Peru has announced new lockdowns for 10 of its 25 regions, including the capital Lima, as Covid-19 cases rise and hospitals reach a breaking point. The lockdowns will start on January 31.

The country is also racing to address a shortage of intensive care unit (ICU) beds for Covid-19 patients, Peru's President Francisco Sagasti, said during a televised address on Tuesday evening.

"We expect to add another 350 (beds) in the next two weeks," he said.

An aggressive second wave has seen Peru pass 40,000 Covid-19 deaths on Tuesday, according to data released by the country's Health Ministry.

Infections are also spiraling -- with about 100,000 new cases recorded in the last month alone -- as officials warn of burned out doctors and overwhelmed intensive care wards.

Not enough

Alicia Abanto, an official at Peru's Ombudsman office, told CNN that Sagasti's announcement was a good step amid the aggressive second wave, but it probably won't be enough.

She explained that 1,829 of Peru's 1,931 ICU beds in the country are currently occupied. "There are only 102 beds available across the country, and this figure is not enough for a country with 25 regions," Abanto said.

Some regions have no ICU beds available, while at least 16 regions have less than three beds available for incoming patients. "These are regions that could cover 1 million people," Abanto added.

The shortages could soon force doctors into painful choices. Dr. Rosa Luz López oversees the ICU at Guillermo Almenara Hospital in Lima. Her team decides which patient gets an ICU bed when one is available.

"You are doing what you can.. that's it, it is like flipping a coin," she told CNN.

So far, they have managed to triple the number of beds in her unit, but López says it will not be enough.

Meanwhile, Jesus Valverde, President of the Society of Intensive Medicine and a doctor at Dos de Mayo hospital in Lima, told CNN he has asked health officials to not add any more beds -- because there are not enough doctors to cover them.

Doctors are stretched too thin across the country, he says.

All 50 beds in his hospital's ICU beds are occupied, and his colleagues are "exhausted, tired, sick," he says.

Nationwide, covering the more than 1,800 occupied ICU beds would ideally require 1,250 doctors, he said.
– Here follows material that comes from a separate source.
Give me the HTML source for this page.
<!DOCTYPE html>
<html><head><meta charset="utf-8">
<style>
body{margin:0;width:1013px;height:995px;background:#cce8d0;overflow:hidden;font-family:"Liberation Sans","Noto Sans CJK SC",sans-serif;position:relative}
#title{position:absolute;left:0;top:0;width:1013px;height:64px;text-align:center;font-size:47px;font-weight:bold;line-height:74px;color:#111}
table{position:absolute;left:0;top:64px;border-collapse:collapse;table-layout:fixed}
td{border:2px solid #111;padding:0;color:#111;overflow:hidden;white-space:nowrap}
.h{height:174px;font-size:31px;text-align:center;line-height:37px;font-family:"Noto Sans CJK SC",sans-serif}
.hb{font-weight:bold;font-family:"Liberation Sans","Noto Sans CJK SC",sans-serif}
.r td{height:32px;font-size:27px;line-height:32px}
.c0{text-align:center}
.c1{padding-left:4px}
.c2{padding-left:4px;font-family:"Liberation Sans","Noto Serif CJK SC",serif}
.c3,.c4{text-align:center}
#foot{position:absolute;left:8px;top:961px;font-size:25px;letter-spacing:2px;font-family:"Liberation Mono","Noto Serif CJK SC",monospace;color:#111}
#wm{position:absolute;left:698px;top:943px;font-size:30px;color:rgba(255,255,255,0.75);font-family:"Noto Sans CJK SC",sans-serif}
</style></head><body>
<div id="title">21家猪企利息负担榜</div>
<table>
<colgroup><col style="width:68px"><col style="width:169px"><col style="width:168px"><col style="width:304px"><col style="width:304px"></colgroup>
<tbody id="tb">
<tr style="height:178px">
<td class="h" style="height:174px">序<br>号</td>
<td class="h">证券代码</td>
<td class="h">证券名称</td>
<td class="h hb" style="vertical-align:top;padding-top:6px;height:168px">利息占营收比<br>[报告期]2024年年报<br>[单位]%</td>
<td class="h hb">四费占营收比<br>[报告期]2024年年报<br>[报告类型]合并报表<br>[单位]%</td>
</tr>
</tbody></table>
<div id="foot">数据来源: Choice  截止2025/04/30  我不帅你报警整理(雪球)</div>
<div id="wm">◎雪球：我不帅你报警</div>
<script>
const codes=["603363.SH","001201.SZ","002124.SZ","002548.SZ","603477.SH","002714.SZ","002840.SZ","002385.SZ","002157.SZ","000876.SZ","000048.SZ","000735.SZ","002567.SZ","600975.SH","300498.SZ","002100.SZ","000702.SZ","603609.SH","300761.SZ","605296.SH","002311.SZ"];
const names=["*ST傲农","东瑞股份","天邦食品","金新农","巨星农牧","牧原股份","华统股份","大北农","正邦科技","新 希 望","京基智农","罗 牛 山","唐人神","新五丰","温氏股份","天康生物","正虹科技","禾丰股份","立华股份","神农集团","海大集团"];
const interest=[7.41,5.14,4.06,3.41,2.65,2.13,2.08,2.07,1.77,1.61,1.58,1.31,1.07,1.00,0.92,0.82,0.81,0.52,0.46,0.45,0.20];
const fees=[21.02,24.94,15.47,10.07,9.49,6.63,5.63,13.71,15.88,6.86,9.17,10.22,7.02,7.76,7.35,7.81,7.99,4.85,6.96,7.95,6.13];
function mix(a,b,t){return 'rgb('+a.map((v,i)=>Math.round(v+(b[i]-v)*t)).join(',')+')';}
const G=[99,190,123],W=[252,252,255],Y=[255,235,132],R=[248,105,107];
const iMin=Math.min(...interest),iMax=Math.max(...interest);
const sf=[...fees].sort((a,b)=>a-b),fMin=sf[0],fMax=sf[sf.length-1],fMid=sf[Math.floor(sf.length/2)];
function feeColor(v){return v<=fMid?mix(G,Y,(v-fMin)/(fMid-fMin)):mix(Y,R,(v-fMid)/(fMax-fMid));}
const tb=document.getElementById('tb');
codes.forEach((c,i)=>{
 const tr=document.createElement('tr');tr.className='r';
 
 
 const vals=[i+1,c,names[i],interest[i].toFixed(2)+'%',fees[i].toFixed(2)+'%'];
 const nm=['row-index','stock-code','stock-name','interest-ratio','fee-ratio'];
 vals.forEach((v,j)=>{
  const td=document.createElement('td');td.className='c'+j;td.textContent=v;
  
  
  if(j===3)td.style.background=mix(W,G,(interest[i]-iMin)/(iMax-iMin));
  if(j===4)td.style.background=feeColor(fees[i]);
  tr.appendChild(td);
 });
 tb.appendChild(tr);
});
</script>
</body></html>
Instead, the country's "600 doctors are working double or triple shifts to cover this shortfall."

Last week, a handful of Peruvian medics went on a hunger strike to demand more investment in the country's health sector.

Amid mounting criticism, President Sagasti said Tuesday that Peruvians should expect the first million doses of China's Sinopharm vaccine to arrive in the next few days.

The vaccine has yet to be approved by Peruvian regulators, but Sagasti said the government plans to begin the vaccination campaign in February with frontline health workers getting the immunizations first.

The Peruvian government has also finalized two other agreements with Sinopharm for half million doses in February and 1.5 million doses in March, he said.